After two brutal pans yesterday from Variety‘s Peter Debruge and the Hollywood Reporter‘s Kirk Honeycutt, Tyler Perry‘s For Colored Girls needs a champion — someone to step bright into the breach and say “hold up, they’re wrong…and here’s why.”
I nominate Movieline‘s Stu VanAirsdale, a self-admitted Perry fanboy who wrote an impassioned profile/defense of the Atlanta-based filmmaker in the September 2009 issue of Esquire (“Why Tyler Perry is the New Obama”). Calling him a “Dark Knight in a floral-print cape,” VanAirsdale wrote that “arguably no filmmaker working today has a better grasp of the zeitgeist than Perry does — and not just the black zeitgeist. Perry is doing some profoundly next-level theorizing about race in the United States. The films are also funny, well-acted and entertaining; a little earnest, sure, and kind of cornball.”

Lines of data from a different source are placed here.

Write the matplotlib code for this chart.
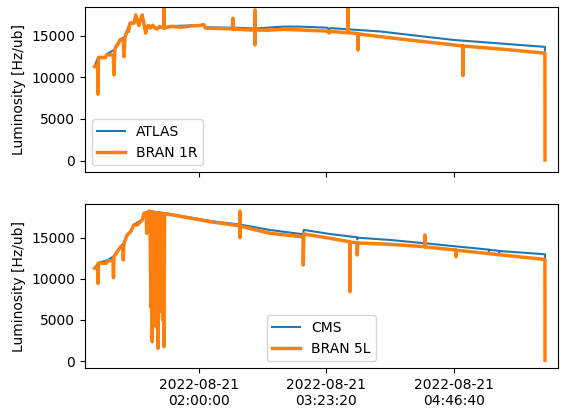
import matplotlib
matplotlib.use('Agg')
import matplotlib.pyplot as plt
import pandas as pd
from datetime import datetime, timezone, timedelta
from matplotlib.ticker import FuncFormatter, MultipleLocator

# local time of the fill (CEST)
CEST = timezone(timedelta(hours=2))
DAY = '2022-08-21'

# ---- top panel: ATLAS vs BRAN 1R ----
bran1r_t = ['00:51:28', '00:52:40', '00:53:30', '00:53:38', '00:53:58', '00:58:40',
            '00:59:11', '01:03:40', '01:04:07', '01:04:40', '01:05:25', '01:06:50',
            '01:08:03', '01:10:10', '01:10:40', '01:11:20', '01:12:38', '01:13:40',
            '01:14:36', '01:17:13', '01:18:20', '01:19:20', '01:20:30', '01:21:30',
            '01:22:39', '01:23:40', '01:24:53', '01:25:40', '01:26:23', '01:28:00',
            '01:29:30', '01:31:00', '01:32:29', '01:34:00', '01:36:50', '01:36:52',
            '01:36:54', '01:42:00', '01:48:00', '01:54:00', '02:00:00', '02:03:05',
            '02:04:00', '02:12:00', '02:22:03', '02:22:05', '02:22:07', '02:30:00',
            '02:36:28', '02:36:30', '02:36:31', '02:36:33', '02:45:00', '02:55:00',
            '03:05:58', '03:15:00', '03:24:00', '03:25:00', '03:26:00', '03:37:23',
            '03:37:25', '03:37:27', '03:43:56', '03:43:58', '03:44:00', '03:58:23',
            '04:20:00', '04:46:41', '04:52:44', '04:52:46', '04:52:48', '05:20:00',
            '05:46:29', '05:46:31']
bran1r_v = [11280, 11500, 11600, 7970, 12360, 12360,
            12680, 12700, 10280, 13300, 13680, 14000,
            14480, 14500, 12480, 14800, 15480, 15500,
            16490, 16490, 17480, 16800, 16200, 17000,
            17480, 16500, 15290, 16000, 16200, 15900,
            16250, 15900, 15800, 16100, 15900, 19500,
            15900, 16100, 16000, 16150, 16200, 16300,
            15900, 15850, 15800, 17090, 15800, 15700,
            15680, 18080, 13880, 15680, 15650, 15750,
            15680, 15600, 15550, 15300, 15500, 15350,
            19500, 15350, 15250, 13280, 15200, 14880,
            14420, 13880, 13750, 10200, 13750, 13350,
            12890, 80]

atlas_t = ['00:51:28', '00:53:58', '00:58:40', '00:59:11', '01:04:40', '01:05:25',
           '01:08:03', '01:11:20', '01:12:38', '01:14:36', '01:17:13', '01:18:20',
           '01:20:30', '01:22:39', '01:24:53', '01:26:23', '01:32:29', '01:42:00',
           '02:00:00', '02:03:05', '02:04:00', '02:22:00', '02:36:30', '02:55:00',
           '03:05:58', '03:24:00', '03:25:00', '03:26:00', '03:58:23', '04:46:41',
           '05:46:29', '05:46:30']
atlas_v = [11400, 12450, 12450, 12750, 13350, 13750,
           14550, 14850, 15550, 16550, 16550, 17450,
           16300, 17450, 15400, 16250, 15900, 16150,
           16250, 16350, 16000, 15950, 15850, 16080,
           16080, 15950, 15750, 15900, 15500, 14480,
           13650, 13200]

# ---- bottom panel: CMS vs BRAN 5L ----
bran5l_t = ['00:51:28', '00:52:40', '00:53:30', '00:53:38', '00:53:58', '00:59:11',
            '00:59:40', '01:03:30', '01:03:47', '01:04:07', '01:06:16', '01:08:30',
            '01:09:50', '01:10:13', '01:10:40', '01:12:50', '01:15:03', '01:17:13',
            '01:19:23', '01:22:39', '01:23:46', '01:25:20', '01:25:33', '01:25:50',
            '01:27:03', '01:27:40', '01:28:20', '01:28:40', '01:29:11', '01:29:30',
            '01:30:00', '01:30:20', '01:30:50', '01:31:10', '01:31:40', '01:32:00',
            '01:32:57', '01:33:20', '01:34:00', '01:34:20', '01:35:00', '01:35:20',
            '01:36:00', '01:36:20', '01:36:52', '01:37:15', '01:38:30', '02:08:31',
            '02:26:38', '02:26:40', '02:26:41', '02:26:43', '02:46:19', '03:08:05',
            '03:08:08', '03:08:30', '03:25:38', '03:38:42', '03:38:44', '03:38:46',
            '03:43:20', '03:43:31', '03:43:50', '04:04:56', '04:27:50', '04:27:52',
            '04:27:54', '04:48:09', '04:48:11', '04:48:13', '05:46:29', '05:46:31']
bran5l_v = [11280, 11500, 11500, 9450, 11890, 11890,
            12200, 12200, 10140, 12700, 13300, 13900,
            13900, 12290, 14320, 15330, 15740, 16550,
            16550, 17160, 17970, 17970, 15540, 18000,
            18250, 18100, 6500, 18100, 2350, 18100,
            5800, 18100, 6300, 18050, 4170, 18050,
            1550, 18000, 6600, 18000, 6000, 17950,
            5000, 17950, 1740, 17900, 17900, 16900,
            16450, 18250, 15000, 16400, 15540, 15100,
            11680, 15450, 14930, 14500, 8430, 14450,
            14400, 12900, 14350, 14200, 13900, 15330,
            13880, 13500, 12690, 13480, 12350, 100]

cms_t = ['00:51:28', '00:53:58', '00:59:40', '01:04:07', '01:06:16', '01:08:30',
         '01:10:40', '01:12:50', '01:15:03', '01:17:13', '01:22:39', '01:23:46',
         '01:27:03', '01:38:30', '02:08:31', '02:26:40', '02:46:19', '03:08:00',
         '03:08:30', '03:25:38', '03:43:20', '03:43:31', '03:43:50', '04:04:56',
         '04:27:52', '05:09:40', '05:09:48', '05:09:56', '05:16:25', '05:16:33',
         '05:16:41', '05:46:29', '05:46:30']
cms_v = [11350, 11950, 12250, 12750, 13350, 13950,
         14370, 15380, 15790, 16600, 17200, 18000,
         18250, 17950, 17000, 16600, 15940, 15420,
         15950, 15450, 15050, 14800, 15000, 14730,
         14320, 13550, 13350, 13530, 13400, 13200,
         13380, 12990, 12500]

x_range = ['00:44:55', '05:55:00']


def to_unix(times):
    ts = pd.to_datetime([DAY + ' ' + t for t in times]).tz_localize(CEST)
    return ((ts - pd.Timestamp('1970-01-01', tz='UTC')) // pd.Timedelta('1s')).to_numpy()


def fmt_time(t, pos):
    return datetime.fromtimestamp(t, tz=CEST).strftime('%Y-%m-%d\n%H:%M:%S')


fig = plt.figure(figsize=(5.63, 4.08), dpi=100)
ax1 = fig.add_axes([0.1504, 0.5784, 0.8406, 0.4044])
ax2 = fig.add_axes([0.1504, 0.098, 0.8406, 0.402], sharex=ax1)

ax1.plot(to_unix(atlas_t), atlas_v, label='ATLAS', lw=1.5)
ax1.plot(to_unix(bran1r_t), bran1r_v, label='BRAN 1R', lw=2.5)
ax1.set_ylabel('Luminosity [Hz/ub]')
ax1.set_ylim(-1360, 18430)
ax1.legend(loc='lower left')
ax1.tick_params(labelbottom=False)

ax2.plot(to_unix(cms_t), cms_v, label='CMS', lw=1.5)
ax2.plot(to_unix(bran5l_t), bran5l_v, label='BRAN 5L', lw=2.5)
ax2.set_ylabel('Luminosity [Hz/ub]')
ax2.set_ylim(-850, 19100)
ax2.legend(loc='lower center')

ax2.set_xlim(*to_unix(x_range))
ax2.xaxis.set_major_locator(MultipleLocator(5000))
ax2.xaxis.set_major_formatter(FuncFormatter(fmt_time))

fig.savefig('out.png', dpi=100)
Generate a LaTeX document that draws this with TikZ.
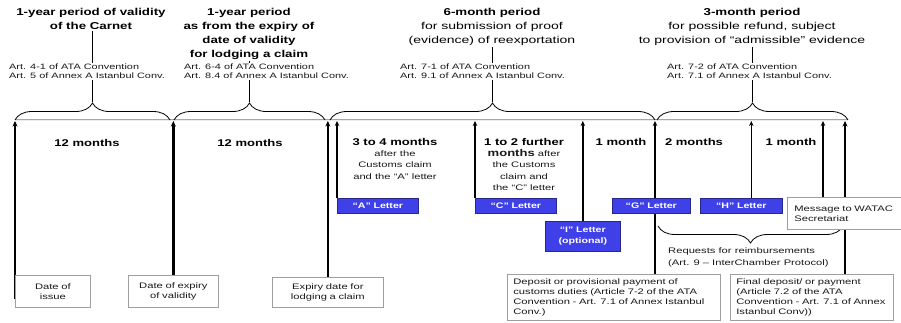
\documentclass[tikz,border=0pt]{standalone}
\usepackage{fontspec}
\setmainfont{Liberation Sans}[FakeStretch=1.4,BoldFeatures={FakeStretch=1.33}]
\usetikzlibrary{decorations.pathreplacing,arrows.meta,backgrounds}
\definecolor{lblue}{RGB}{64,64,232}
\definecolor{lborder}{RGB}{40,40,140}
\definecolor{txt}{RGB}{25,25,25}
\begin{document}
\begin{tikzpicture}[x=1pt,y=1pt,
  ttl/.style={align=center, inner sep=0pt, anchor=north, text=black, font=\fontsize{10}{14}\selectfont},
  art/.style={align=left, anchor=north west, inner sep=0pt, text=txt, font=\fontsize{7.8}{8.3}\selectfont},
  mon/.style={inner sep=0pt, text=black, font=\bfseries\fontsize{9.8}{11}\selectfont},
  sub/.style={inner sep=0pt, anchor=north, align=center, text=txt, font=\fontsize{8}{11.5}\selectfont},
  letterbox/.style={draw=lborder, line width=0.6pt, fill=lblue, text=white, anchor=north west, inner sep=0pt, align=center, font=\bfseries\fontsize{8}{10.5}\selectfont},
  wbox/.style={draw=gray!75, line width=0.7pt, fill=white, anchor=north west, inner sep=0pt, text=txt, font=\fontsize{8}{9.8}\selectfont},
  arr/.style={-{Stealth[length=5pt,width=4.5pt]}, line width=1.5pt},
  tarr/.style={-{Stealth[length=5.5pt,width=5pt]}, line width=2.4pt},
  brc/.style={decorate, decoration={brace, amplitude=17pt}, line width=0.8pt},
  conn/.style={line width=0.8pt, shorten <=1.5pt, shorten >=1.5pt},
  tline/.style={draw=gray!70, double=gray!15, double distance=1pt, line width=0.5pt},
]
\useasboundingbox (0,0) rectangle (901,-322);

% titles
\node[ttl] (t1) at (91,-8) {\textbf{1-year period of validity}\\\textbf{of the Carnet}};
\node[ttl] (t2) at (249,-8) {\textbf{1-year period}\\\textbf{as from the expiry of}\\\textbf{date of validity}\\\textbf{for lodging a claim}};
\node[ttl] (t3) at (492,-8) {\textbf{6-month period}\\for submission of proof\\(evidence) of reexportation};
\node[ttl] (t4) at (752,-8) {\textbf{3-month period}\\for possible refund, subject\\to provision of “admissible” evidence};

% article references
\node[art] (a1) at (9,-64) {Art. 4-1 of ATA Convention\\Art. 5 of Annex A Istanbul Conv.};
\node[art] (a2) at (184,-64) {Art. 6-4 of ATA Convention\\Art. 8.4 of Annex A Istanbul Conv.};
\node[art] (a3) at (400,-64) {Art. 7-1 of ATA Convention\\Art. 9.1 of Annex A Istanbul Conv.};
\node[art] (a4) at (667,-64) {Art. 7-2 of ATA Convention\\Art. 7.1 of Annex A Istanbul Conv.};

% period labels
\node[mon] (m1) at (87,-143) {12 months};
\node[mon] (m2) at (250,-143) {12 months};
\node[mon] (m3) at (395,-142) {3 to 4 months};
\node[sub] (s3) at (395,-150) {after the\\Customs claim\\and the “A” letter};
\node[mon] (m4) at (524,-142) {1 to 2 further};
\node[sub] (s4) at (524,-149) {{\bfseries\fontsize{9.8}{11.5}\selectfont months} after\\the Customs\\claim and\\the “C” letter};
\node[mon] (m5) at (621,-142) {1 month};
\node[mon] (m6) at (694,-142) {2 months};
\node[mon] (m7) at (791,-142) {1 month};

% letter boxes
\node[letterbox, minimum width=81, minimum height=15, text width=81] (A) at (337,-198) {“A” Letter};
\node[letterbox, minimum width=81, minimum height=15, text width=81] (C) at (475,-198) {“C” Letter};
\node[letterbox, minimum width=75, minimum height=30, text width=75] (I) at (545,-221) {“I” Letter\\(optional)};
\node[letterbox, minimum width=78, minimum height=15, text width=78] (G) at (612,-198) {“G” Letter};
\node[letterbox, minimum width=82, minimum height=15, text width=82] (H) at (700,-198) {“H” Letter};

% white boxes
\node[wbox, minimum width=75, minimum height=32, text width=75, align=center] (issue) at (15,-275) {Date of\\issue};
\node[wbox, minimum width=90, minimum height=32, text width=90, align=center] (valid) at (128,-275) {Date of expiry\\of validity};
\node[wbox, minimum width=111, minimum height=30, text width=111, align=center] (lodge) at (272,-277) {Expiry date for\\lodging a claim};
\node[wbox, minimum width=118, minimum height=32, text width=104, inner xsep=7pt, align=left] (msg) at (787,-197) {Message to WATAC\\Secretariat};
\node[wbox, minimum width=213, minimum height=46, text width=201, inner xsep=6pt, align=left] (dep) at (507,-274) {Deposit or provisional payment of\\customs duties (Article 7-2 of the ATA\\Convention - Art. 7.1 of Annex Istanbul\\Conv.)};
\node[wbox, minimum width=163, minimum height=46, text width=151, inner xsep=6pt, align=left] (fin) at (730,-274) {Final deposit/ or payment\\(Article 7.2 of the ATA\\Convention - Art. 7.1 of Annex\\Istanbul Conv))};
\node[inner sep=0pt, anchor=north west, align=left, text=txt, font=\fontsize{8}{12}\selectfont] (req) at (668,-247) {Requests for reimbursements\\(Art. 9 – InterChamber Protocol)};

% coordinates
\coordinate (tl) at (0,-121);
\coordinate (b1) at (92.5,-103);
\coordinate (b2) at (249.5,-103);
\coordinate (b3) at (492.5,-103);
\coordinate (b4) at (752.5,-103);
\coordinate (gfoot) at (655,-274);

\begin{scope}[on background layer]
\fill[white] (0,0) rectangle (901,-322);
\draw[tline] (15,-120) -- (848,-120);
\draw[brc] (15,-120) -- (170,-120);
\draw[brc] (174,-120) -- (325,-120);
\draw[brc] (330,-120) -- (655,-120);
\draw[brc] (657,-120) -- (848,-120);
\draw[brc] (843,-226) -- (658,-226);

\draw[conn] (t1.south -| b1) -- (a1.north -| b1);
\draw[conn] (t2.south -| b2) -- (a2.north -| b2);
\draw[conn] (t3.south -| b3) -- (a3.north -| b3);
\draw[conn] (t4.south -| b4) -- (a4.north -| b4);
\draw[conn] (a1.south -| b1) -- (b1);
\draw[conn] (a2.south -| b2) -- (b2);
\draw[conn] (a3.south -| b3) -- (b3);
\draw[conn] (a4.south -| b4) -- (b4);

\draw[tarr] ([yshift=9pt]issue.south west) -- (issue.south west |- tl);
\draw[tarr] (valid.north) -- (valid.north |- tl);
\draw[tarr] (lodge.north) -- (lodge.north |- tl);
\draw[arr] (A.north west) -- (A.north west |- tl);
\draw[arr] (C.north west) -- (C.north west |- tl);
\draw[arr] (I.north) -- (I.north |- tl);
\draw[arr] (gfoot) -- (gfoot |- tl);
\draw[arr] ([xshift=10pt]H.north) -- ([xshift=10pt]H.north |- tl);
\draw[arr] ([xshift=36pt]msg.north west) -- ([xshift=36pt]msg.north west |- tl);
\draw[tarr] ([xshift=115pt]fin.north west) -- ([xshift=115pt]fin.north west |- tl);
\end{scope}
\end{tikzpicture}
\end{document}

VanAirsdale also said that The Family That Preys, which he called Perry’s “best film….succeeds not only as a wildly pulpy Southern melodrama, but also as an engaging exploration of race, power, and class.”
Is this the guy to turn back the negative Colored Girls tide or what? And I’m not being snide. If the trades went after a filmmaker I admire and support, I’d sure as shit post a counter-view right away. I know that if I was a Lionsgate marketer I’d be on pins and needles this weekend waiting for VanAirsdale’s opening Colored Girls defense piece. I’d be preparing a quote-ad based entirely on what VanAirsdale may write. I mean, I’d have it ready to go first thing Monday morning. Seriously.
Wait…will Van Airsdale take the weekend off and post his defense Monday, or will he jump right in today while the impact-grenade effect from the Debruge/Honeycutt reviews is still ringing in the ears?